Will oysters help to clean up Chesapeake Bay and New York Harbor or will climate change take them out? The question came to mind recently when I read about the world’s largest man-made oyster reef recently finished on Harris Creek on Maryland’s Eastern Shore. The 330-acre Harris Creek reef is the first of 10 planned reefs which will be stocked with more than 1 billion oysters.
In New York City, there is a similar project, on a smaller scale but with comparable ambitions. The Billion Oyster Project’s goal is to return 1 billion oysters into the New York harbor over the next twenty years. So far they have restored 16 million, which is not a bad start. The BOP is also actively educating a new generation of students in the science and engineering of ecosystem restoration.
From the BOP website: Students at New York Harbor School have been growing and restoring oysters in New York Harbor for the last six years. They have learned to SCUBA dive safely, raise oyster larvae, operate and maintain vessels, build and operate commercial-scaled oyster nurseries, design underwater monitoring equipment and conduct long-term authentic research projects all in the murky, contaminated, fast moving waters of one of the busiest ports in the country. Together and with the help of many partners these students have restored over eleven million oysters. Thirty-six public schools have partnered with the project to provide authentic, place-based science and math lessons through the lens of oyster restoration. Each year, thousands of students participate in these learning opportunities.
Oysters are an aquatic marvel. Each adult oyster can filter up to 50 gallons of water per per day. Oysters remove nutrients, algae, plankton, and pollutants resulting in cleaner, clearer water. A billion oysters could filter over 18 trillion gallons of water each year. Oysters also increase the biodiversity of a waterway by attracting fish and other marine life and can help control erosion and flooding.

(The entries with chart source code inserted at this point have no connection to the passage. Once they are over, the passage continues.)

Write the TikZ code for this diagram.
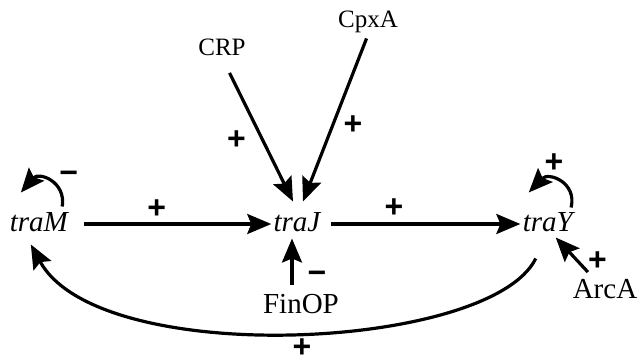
\documentclass[tikz,border=0pt]{standalone}
\usepackage{fontspec}
\setmainfont{Liberation Serif}
\setsansfont{Liberation Sans}
\usetikzlibrary{arrows.meta,positioning}
\tikzset{
  gene/.style={
    font=\fontsize{14.5}{17}\selectfont\itshape,
    inner sep=1pt, text height=9.6pt, text depth=2.5pt
  },
  regsmall/.style={
    font=\fontsize{12.5}{15}\selectfont, inner sep=1pt, anchor=base
  },
  reglarge/.style={
    font=\fontsize{14.5}{17}\selectfont, inner sep=1pt, anchor=base
  },
  sign/.style={font=\fontsize{16}{18}\selectfont\sffamily\bfseries, inner sep=0.5pt},
  act/.style={->, >={Stealth[length=12pt,width=10pt,inset=2pt]}, line width=1.6pt},
}

\begin{document}
\begin{tikzpicture}[x=0.5pt, y=-0.5pt]
  \useasboundingbox (0,0) rectangle (638,364);

  % Genes
  \node[gene] (traJ) at (297,224) {traJ};
  \node[gene, left=100.5pt of traJ] (traM) {traM};
  \node[gene, right=98.8pt of traJ] (traY) {traY};

  % Regulators
  \node[regsmall] (CRP) at (222,55) {CRP};
  \node[regsmall] (CpxA) at (368,27) {CpxA};
  \node[reglarge] (FinOP) at (301,313) {FinOP};
  \node[reglarge] (ArcA) at (605,298) {ArcA};

  % Gene to gene
  \draw[act, shorten <=7pt] (traM) -- node[sign, pos=0.43, above=1.5pt] {+} (traJ);
  \draw[act, shorten <=4pt] (traJ) -- node[sign, pos=0.36, above=2pt] {+} (traY);

  % Regulators to genes
  \draw[act, shorten <=8.5pt] (CRP.south) --
        node[sign, pos=0.57, left=7pt] {+}
        ([shift={(-4,-8)}]traJ.north);
  \draw[act, shorten <=2pt] (CpxA.south) --
        node[sign, pos=0.54, right=4pt] {+}
        ([shift={(6,-8)}]traJ.north);
  \draw[act, shorten <=3pt] ([xshift=-4.5pt]FinOP.north) --
        node[sign, pos=0.26, right=6.5pt] {−}
        ([xshift=-2.5pt]traJ.south);
  \draw[act, shorten <=3pt] ([xshift=-6.5pt]ArcA.north) --
        node[sign, pos=0.4, right=4pt] {+}
        ([shift={(8,-1)}]traY.south);

  % Autoregulation
  \draw[act] ([shift={(-8,-3)}]traM.north east) .. controls +(4,-25) and +(18,-21) ..
        node[sign, pos=0.35, above right=0pt] {−}
        ([shift={(-18,-17)}]traM.north);
  \draw[act] ([shift={(-4,-2)}]traY.north east) .. controls +(6,-25) and +(20,-21) ..
        node[sign, pos=0.6, above=3pt] {+}
        ([shift={(-19,-17)}]traY.north);

  % Feedback traY -> traM
  \draw[act] ([shift={(-12,20)}]traY.south) .. controls +(-45,92) and +(68,125) ..
        node[sign, pos=0.485, below=1.5pt] {+}
        ([shift={(-8,6)}]traM.south);

\end{tikzpicture}
\end{document}
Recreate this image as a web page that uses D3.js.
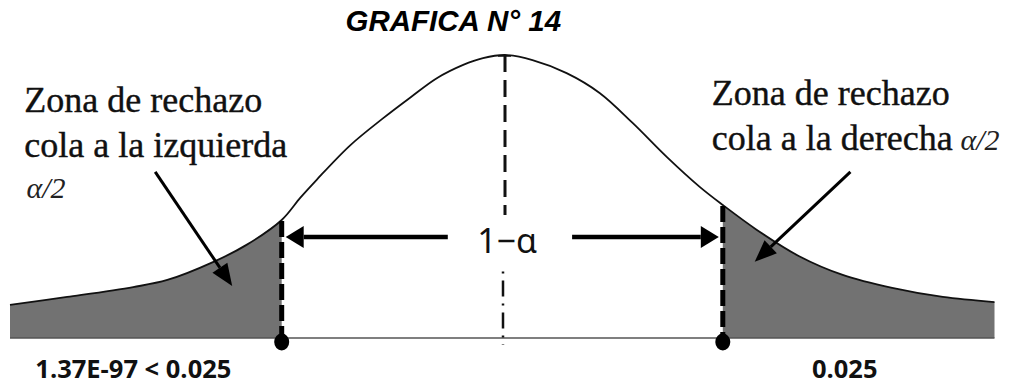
<!DOCTYPE html>
<html>
<head>
<meta charset="utf-8">
<script src="https://cdn.jsdelivr.net/npm/d3@7"></script>
<style>
  html, body { margin: 0; padding: 0; background: #fff; }
  svg { display: block; }
</style>
</head>
<body>
<svg id="chart" width="1020" height="385"></svg>
<script>
// ---- data ----
const curveZ       = [-4.5, -3.98, -3.38, -3.07, -2.65, -2.35, -2.03, -1.86, -1.71, -1.41, -1.11, -0.86, -0.62, -0.38, -0.20, 0, 0.25, 0.56, 0.86, 1.16, 1.47, 1.77, 1.98, 2.29, 2.67, 3.07, 3.52, 3.98, 4.45];
const curveDensity = [0.117, 0.145, 0.180, 0.205, 0.269, 0.329, 0.417, 0.496, 0.560, 0.680, 0.776, 0.850, 0.918, 0.965, 0.989, 1.0, 0.982, 0.936, 0.866, 0.760, 0.640, 0.534, 0.470, 0.382, 0.290, 0.223, 0.177, 0.145, 0.127];
const criticalZ    = [-2.03, 1.98];
const tailValueLabels = ["1.37E-97 < 0.025", "0.025"];
const titleText    = "GRAFICA N° 14";
const leftNote     = ["Zona de rechazo", "cola a la izquierda", "α/2"];
const rightNote    = ["Zona de rechazo", "cola a la derecha"];
const centerLabel  = "1−α";

// ---- scales ----
const x = d3.scaleLinear().domain([-4.5, 4.5]).range([10, 1000]);
const y = d3.scaleLinear().domain([0, 1]).range([338, 55]);

const svg = d3.select("#chart");
const pts = curveZ.map((z, i) => ({ z, v: curveDensity[i] }));

const line = d3.line().x(d => x(d.z)).y(d => y(d.v)).curve(d3.curveCatmullRom.alpha(0.5));
const area = d3.area().x(d => x(d.z)).y0(y(0)).y1(d => y(d.v)).curve(d3.curveCatmullRom.alpha(0.5));

const leftTail  = pts.filter(d => d.z <= criticalZ[0]);
const rightTail = pts.filter(d => d.z >= criticalZ[1]);

// shaded rejection regions
svg.append("path").attr("d", area(leftTail)).attr("fill", "#727272");
svg.append("path").attr("d", area(rightTail)).attr("fill", "#727272");

// baseline
svg.append("line")
  .attr("x1", x(curveZ[0])).attr("x2", x(curveZ[curveZ.length - 1]))
  .attr("y1", y(0)).attr("y2", y(0))
  .attr("stroke", "#555").attr("stroke-width", 1.6);

// curve
svg.append("path").attr("d", line(pts))
  .attr("fill", "none").attr("stroke", "#111").attr("stroke-width", 1.8);

// center dashed line (interrupted by the 1−α label)
svg.append("line")
  .attr("x1", x(0)).attr("x2", x(0))
  .attr("y1", y(1)).attr("y2", y(0.435))
  .attr("stroke", "#111").attr("stroke-width", 3)
  .attr("stroke-dasharray", "17,8");
svg.append("line")
  .attr("x1", x(0) - 2).attr("x2", x(0) - 2)
  .attr("y1", y(0.235)).attr("y2", y(0) + 7)
  .attr("stroke", "#111").attr("stroke-width", 2.5)
  .attr("stroke-dasharray", "2,7,16,7");
svg.append("line")
  .attr("x1", x(0) - 7).attr("x2", x(0) + 6)
  .attr("y1", y(1) + 1).attr("y2", y(1) + 1)
  .attr("stroke", "#111").attr("stroke-width", 1.5);

// critical dashed lines + dots
const densityAt = z => curveDensity[curveZ.indexOf(z)];
criticalZ.forEach(cz => {
  svg.append("line")
    .attr("x1", x(cz)).attr("x2", x(cz))
    .attr("y1", y(densityAt(cz)) + 1).attr("y2", y(0))
    .attr("stroke", "#000").attr("stroke-width", 5)
    .attr("stroke-dasharray", "16,5");
  svg.append("ellipse")
    .attr("cx", x(cz)).attr("cy", y(0) + 4).attr("rx", 7.5).attr("ry", 8.5)
    .attr("fill", "#000");
});

// arrow helper
function arrow(x1, y1, x2, y2, width, headLen, headHalf) {
  const ang = Math.atan2(y2 - y1, x2 - x1);
  const bx = x2 - headLen * Math.cos(ang), by = y2 - headLen * Math.sin(ang);
  svg.append("line")
    .attr("x1", x1).attr("y1", y1).attr("x2", bx).attr("y2", by)
    .attr("stroke", "#000").attr("stroke-width", width);
  const px = -Math.sin(ang) * headHalf, py = Math.cos(ang) * headHalf;
  svg.append("path")
    .attr("d", `M${x2},${y2}L${bx + px},${by + py}L${bx - px},${by - py}Z`)
    .attr("fill", "#000");
}

// horizontal 1-α arrows
const arrowV = 0.357;
arrow(x(-0.52), y(arrowV), x(criticalZ[0]) + 4, y(arrowV), 4.5, 18, 11);
arrow(x(0.61), y(arrowV), x(criticalZ[1]) - 4, y(arrowV), 4.5, 18, 11);

// diagonal pointer arrows
arrow(x(-3.18), y(0.587), x(-2.48), y(0.184), 3, 22, 9);
arrow(x(3.14), y(0.587), x(2.27), y(0.269), 3, 22, 9);

// center label
svg.append("text")
  .attr("x", x(0.02)).attr("y", y(0.30))
  .attr("text-anchor", "middle")
  .attr("font-family", "'Noto Sans', sans-serif")
  .attr("font-size", 34)
  .attr("fill", "#111")
  .text(centerLabel);

// title
svg.append("text")
  .attr("x", x(-1.45)).attr("y", y(1.085))
  .attr("font-family", "'Liberation Sans', Arial, sans-serif")
  .attr("font-weight", "bold").attr("font-style", "italic")
  .attr("font-size", 29.5)
  .attr("fill", "#000")
  .text(titleText);

// left note
const serif = "'Liberation Serif', 'Times New Roman', serif";
const leftBase = [0.799, 0.640];
leftNote.slice(0, 2).forEach((t, i) => {
  svg.append("text")
    .attr("x", x(-4.37)).attr("y", y(leftBase[i]))
    .attr("font-family", serif).attr("font-size", 36)
    .attr("fill", "#111").attr("stroke", "#111").attr("stroke-width", 0.4)
    .text(t);
});
svg.append("text")
  .attr("x", x(-4.35)).attr("y", y(0.495))
  .attr("font-family", serif).attr("font-style", "italic")
  .attr("font-size", 30).attr("fill", "#222")
  .text(leftNote[2]);

// right note
const rightBase = [0.823, 0.664];
rightNote.forEach((t, i) => {
  svg.append("text")
    .attr("x", x(1.88)).attr("y", y(rightBase[i]))
    .attr("font-family", serif).attr("font-size", 36)
    .attr("fill", "#111").attr("stroke", "#111").attr("stroke-width", 0.4)
    .text(t);
});
svg.append("text")
  .attr("x", x(4.14)).attr("y", y(0.664))
  .attr("font-family", serif).attr("font-style", "italic")
  .attr("font-size", 30).attr("fill", "#222")
  .text(leftNote[2]);

// tail value labels
svg.append("text")
  .attr("x", x(-4.27)).attr("y", y(-0.141))
  .attr("font-family", "'Open Sans', sans-serif").attr("font-weight", "bold")
  .attr("font-size", 25.5).attr("fill", "#111")
  .text(tailValueLabels[0]);
svg.append("text")
  .attr("x", x(2.79)).attr("y", y(-0.141))
  .attr("font-family", "'Open Sans', sans-serif").attr("font-weight", "bold")
  .attr("font-size", 25.5).attr("fill", "#111")
  .text(tailValueLabels[1]);
</script>
</body>
</html>
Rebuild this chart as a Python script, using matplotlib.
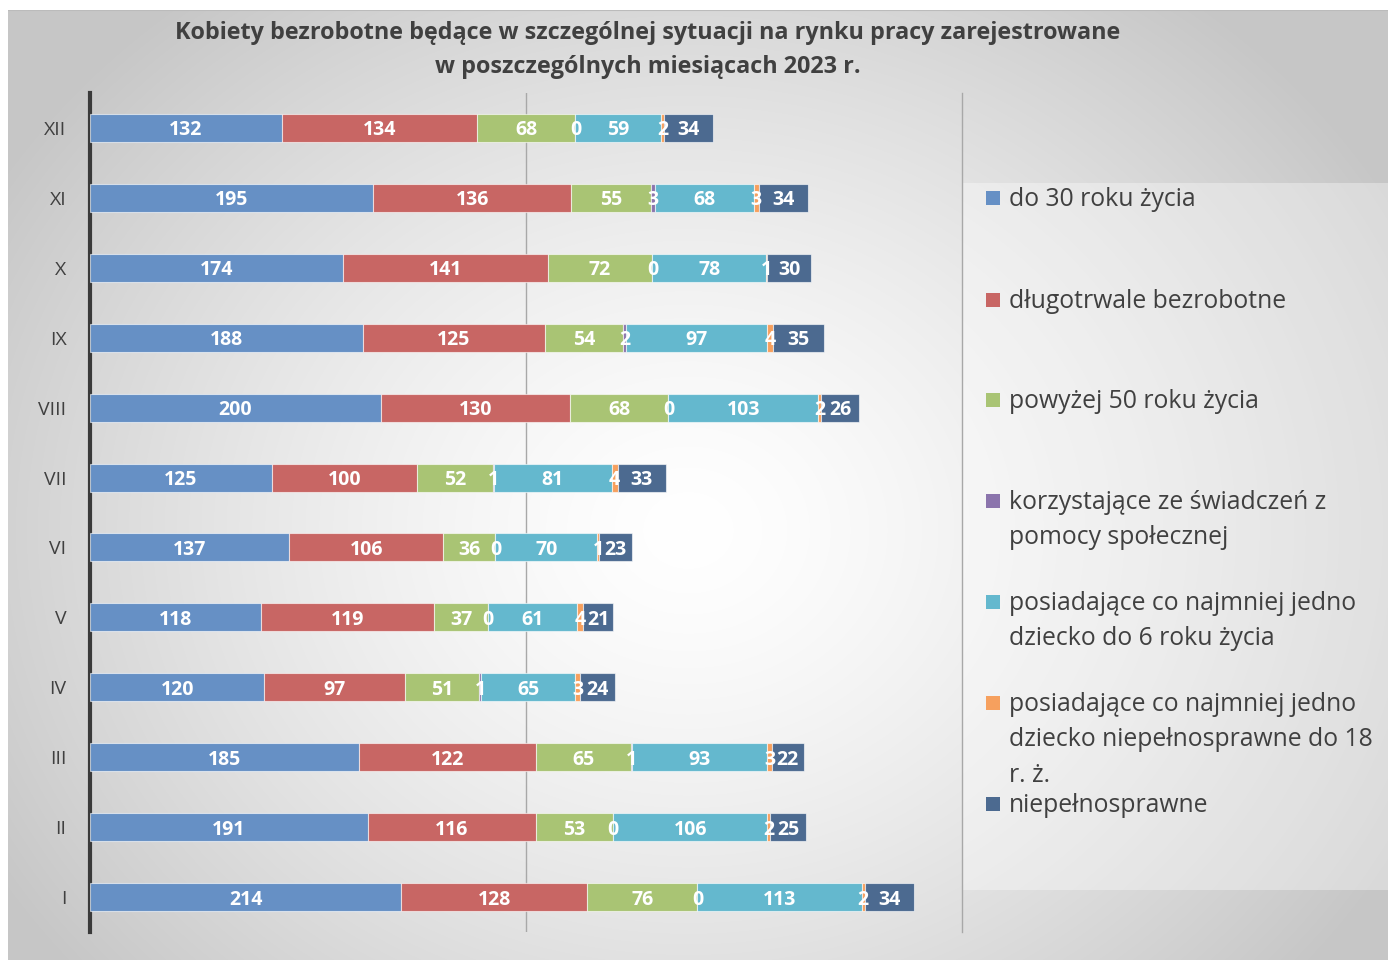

The good news is that oyster reefs could significantly clean our harbors and waterways. The bad news is that ocean acidification due to the absorption of CO2 as a result of climate change could threaten their recovery.
A few months ago, Mark Bittman of the New York Times visited the Hog Island Oyster Co. in Marshall, CA to see the impact of climate on their operations.
The bad news is not just ocean acidification that compromises shell growth. It iis also water warming. Those oysters do not thrive in warmer waters or, more precisely, their pathogens do.